Emphasising that growth is driven by the private sector, he said: Government is not the prime mover of growth. But the private sector needs an environment in which enterprise can flourish and create both jobs and stimulate growth. It needs an environment, which will ensure that this growth is inclusive. The environment today is not what it should be, and that is what the government must correct.

This assumes significance as the growth rate of the economy is strongly correlated with investment rate. The private sector is the major source of investment in India with 75% of investment being in it. But both public and private investment declined in 2011-12 as a share of GDP. This decline in investment must be reversed, according to Singh.

Urging Indian industry to have faith in the government's determination and avoid getting swamped by a mood of negativism, Singh said: One of the advantages of being a democracy is that our shortcomings and our deficiencies are always put before the public. And there are indeed many deficiencies. Corruption is a problem. Bureaucratic inertia is a problem.

Highlighting that the country has to cope with weak exports and higher current account deficit (CAD), which is due to global factors, he said that the CAD will be around 5% of GDP in 2012-13.

The CAD, which is the difference between the outflow and inflow of foreign currency, had touched a record high of 6.7% in the December quarter mainly on account of higher gold and oil imports and a slowdown in exports.

In the meantime, we have to accept that our exports will be weak and our current account deficit in the balance of payments, higher than it should be, the PM noted.

However, the country can learn to cope with these problems. The domestic problems can be solved by restoring macro-economic balance. Besides, it is necessary to ensure that the financial savings in the system are available to support investment in the economy instead of being absorbed by government deficits.

Over the past several years, our fiscal deficit expanded to a level, which is simply unacceptable. This is partly because of a conscious policy of fiscal stimulation, which was followed by many countries. It is also necessary to bring inflationary pressure under control. Inflation has been a problem and though it is softening, it needs to be brought down further, Singh added.

'Efforts on to resolve fuel issues in a time-bound manner'

Amid severe coal and gas shortages faced by the power sector, leading to lower electricity generation in the country, Singh said efforts are on to resolve fuel supply issues in a time-bound manner and hoped to see results in the next three weeks.
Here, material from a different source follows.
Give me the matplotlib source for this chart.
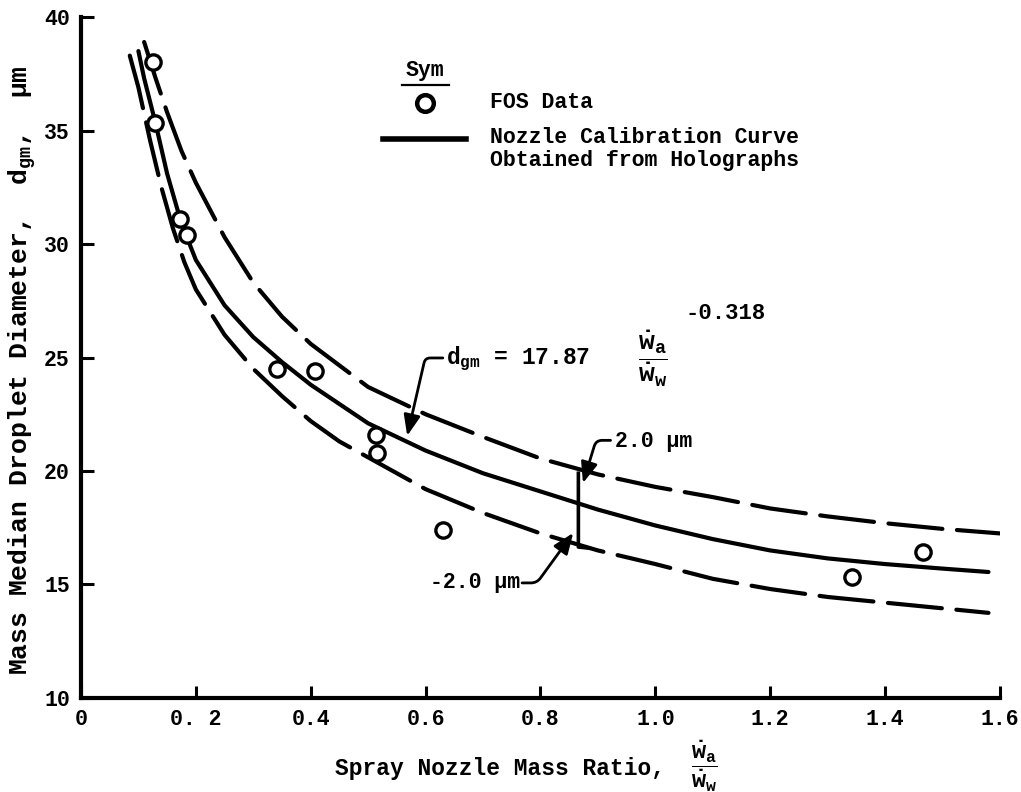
import matplotlib
matplotlib.use('Agg')
import matplotlib.pyplot as plt
from matplotlib.lines import Line2D

# ---- data ----
fos_x = [0.126, 0.129, 0.172, 0.184, 0.341, 0.407, 0.514, 0.516, 0.631, 1.342, 1.466]
fos_y = [38.0, 35.35, 31.1, 30.4, 24.5, 24.4, 21.6, 20.8, 17.4, 15.35, 16.45]

# calibration curve (solid) as drawn
curve_x = [0.10, 0.11, 0.12, 0.13, 0.15, 0.175, 0.20, 0.25, 0.30, 0.35, 0.40, 0.50,
           0.60, 0.70, 0.80, 0.90, 1.00, 1.10, 1.20, 1.30, 1.40, 1.50, 1.58]
curve_y = [38.5, 37.3, 36.3, 35.3, 33.1, 30.9, 29.3, 27.3, 25.9, 24.8, 23.8, 22.1,
           20.9, 19.9, 19.1, 18.3, 17.6, 17.0, 16.5, 16.15, 15.9, 15.7, 15.55]

# +2.0 um band (upper dashed)
upper_x = [0.11, 0.13, 0.15, 0.175, 0.20, 0.25, 0.30, 0.35, 0.40, 0.50, 0.60, 0.70,
           0.80, 0.90, 1.00, 1.10, 1.20, 1.30, 1.40, 1.50, 1.60]
upper_y = [38.9, 37.3, 35.8, 34.1, 32.7, 30.3, 28.3, 26.8, 25.6, 23.7, 22.5, 21.5,
           20.55, 19.85, 19.3, 18.85, 18.35, 18.0, 17.7, 17.45, 17.25]

# -2.0 um band (lower dashed)
lower_x = [0.085, 0.10, 0.12, 0.14, 0.16, 0.18, 0.20, 0.25, 0.30, 0.35, 0.40, 0.45,
           0.50, 0.60, 0.70, 0.80, 0.90, 1.00, 1.10, 1.20, 1.30, 1.40, 1.50, 1.58]
lower_y = [38.3, 36.9, 34.6, 32.5, 30.7, 29.2, 28.0, 26.0, 24.5, 23.3, 22.2, 21.3,
           20.6, 19.2, 18.15, 17.25, 16.5, 15.9, 15.25, 14.8, 14.45, 14.2, 13.95, 13.75]

xticks = [0, 0.2, 0.4, 0.6, 0.8, 1.0, 1.2, 1.4, 1.6]
xtick_labels = ['0', '0. 2', '0.4', '0.6', '0.8', '1.0', '1.2', '1.4', '1.6']
yticks = [10, 15, 20, 25, 30, 35, 40]

# ---- style ----
FONT = ['Liberation Mono', 'DejaVu Sans Mono']
plt.rcParams['font.family'] = FONT
plt.rcParams['font.weight'] = 'bold'
plt.rcParams['mathtext.fontset'] = 'custom'
plt.rcParams['mathtext.rm'] = 'Liberation Mono:bold'
plt.rcParams['mathtext.it'] = 'Liberation Mono:bold'
plt.rcParams['mathtext.bf'] = 'Liberation Mono:bold'
INK = 'black'
LW = 3.0
DASH = (0, (13, 3.5))

fig = plt.figure(figsize=(10.21, 7.92), dpi=100, facecolor='white')
ax = fig.add_axes([0.0793, 0.1187, 0.9001, 0.8598])
ax.set_xlim(0, 1.6)
ax.set_ylim(10, 40)

for side in ('top', 'right'):
    ax.spines[side].set_visible(False)
for side in ('left', 'bottom'):
    ax.spines[side].set_linewidth(3)

ax.set_xticks(xticks)
ax.set_xticklabels(xtick_labels)
ax.set_yticks(yticks)
ax.tick_params(direction='in', length=9, width=2.2, labelsize=15.5, pad=8)

# curves
ax.plot(curve_x, curve_y, color=INK, lw=LW, solid_capstyle='round')
ax.plot(upper_x, upper_y, color=INK, lw=LW, ls=DASH, dash_capstyle='round')
ax.plot(lower_x, lower_y, color=INK, lw=LW, ls=DASH, dash_capstyle='round')
ax.plot(fos_x, fos_y, 'o', ms=11, mfc='white', mec=INK, mew=2.4, ls='none')

# ---- legend drawn by hand ----
tA = ax.transAxes
ax.text(0.374, 0.922, 'Sym', transform=tA, ha='center', va='center', fontsize=15.5)
ax.add_line(Line2D([0.349, 0.400], [0.900, 0.900], transform=tA, color=INK, lw=1.6))
ax.plot([0.374], [0.874], 'o', transform=tA, ms=12, mfc='white', mec=INK, mew=3.2)
ax.text(0.445, 0.874, 'FOS Data', transform=tA, va='center', fontsize=15.5)
ax.add_line(Line2D([0.329, 0.419], [0.821, 0.821], transform=tA, color=INK, lw=LW + 1))
ax.text(0.445, 0.823, 'Nozzle Calibration Curve', transform=tA, va='center', fontsize=15.5)
ax.text(0.445, 0.790, 'Obtained from Holographs', transform=tA, va='center', fontsize=15.5)

# ---- equation callout ----
arrow = dict(arrowstyle='-|>,head_length=0.7,head_width=0.28', color=INK, lw=2,
             mutation_scale=18, shrinkA=0, shrinkB=0)
ax.text(0.636, 24.95, r'd$_{\mathbf{gm}}$ = 17.87', va='center', fontsize=16.5)
ax.text(0.995, 24.93, r'$\dfrac{\dot{w}_a}{\dot{w}_w}$', ha='center', va='center', fontsize=19)
ax.text(1.123, 26.95, '-0.318', ha='center', va='center', fontsize=16)
ax.annotate('', xy=(0.568, 21.55), xytext=(0.630, 24.98),
            arrowprops=dict(arrow, connectionstyle='angle,angleA=0,angleB=77,rad=5'))

# ---- +/- 2.0 um bracket ----
ax.plot([0.866, 0.866, 0.885], [19.9, 16.65, 16.6], color=INK, lw=2.6)
ax.text(0.930, 21.3, '2.0 µm', va='center', fontsize=15.5)
ax.annotate('', xy=(0.874, 19.47), xytext=(0.922, 21.35),
            arrowprops=dict(arrow, connectionstyle='angle,angleA=0,angleB=73,rad=6'))
ax.text(0.765, 15.07, '-2.0 µm', ha='right', va='center', fontsize=15.5)
ax.annotate('', xy=(0.857, 17.27), xytext=(0.768, 15.07),
            arrowprops=dict(arrow, connectionstyle='angle,angleA=0,angleB=54,rad=6'))

# ---- axis titles ----
fig.text(0.0215, 0.533, r'Mass Median Droplet Diameter,  d$_{\mathbf{gm}}$,  µm',
         rotation=90, ha='center', va='center', fontsize=19)
fig.text(0.651, 0.030, 'Spray Nozzle Mass Ratio,', ha='right', va='center', fontsize=16.5)
fig.text(0.690, 0.033, r'$\dfrac{\dot{w}_a}{\dot{w}_w}$', ha='center', va='center', fontsize=17)

fig.savefig('out.png', dpi=100, facecolor='white')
The problem of fuel supply -both coal and gas-to power projects has been posing problems. The Ministries are working to reach a resolution of these problems in a time-bound manner. I hope we will see results in the next three weeks, he said.

'Cabinet Committee on Investment has made a difference'

Designed to fast-track regulatory clearances for industry and infrastructure and to resolve inter ministerial differences, the Cabinet Committee on Investment (CCI) has given clearances for five oil blocks.

We hope to resolves issues relating to another 31 blocks within the next two weeks, Singh said.

In the power sector, issues relating to the Rs 14,000 crore project in Jharkhand`s North Karanpura area have now been resolved. This 2,000 MW project has been pending for 13 years.

The CCI has also streamlined the processes of granting environment and forest clearances for mega projects. Clearances for 12 coal mining projects have been fast tracked. These projects would add 37 million tonne to our annual coal production, Singh added

'Other reform measures being contemplated'

While the Financial Sector Legislative Reforms Committee has made a number of recommendations, the Land Acquisition and Rehabilitation and Resettlement Bill has been cleared by the Cabinet and will soon go to Parliament.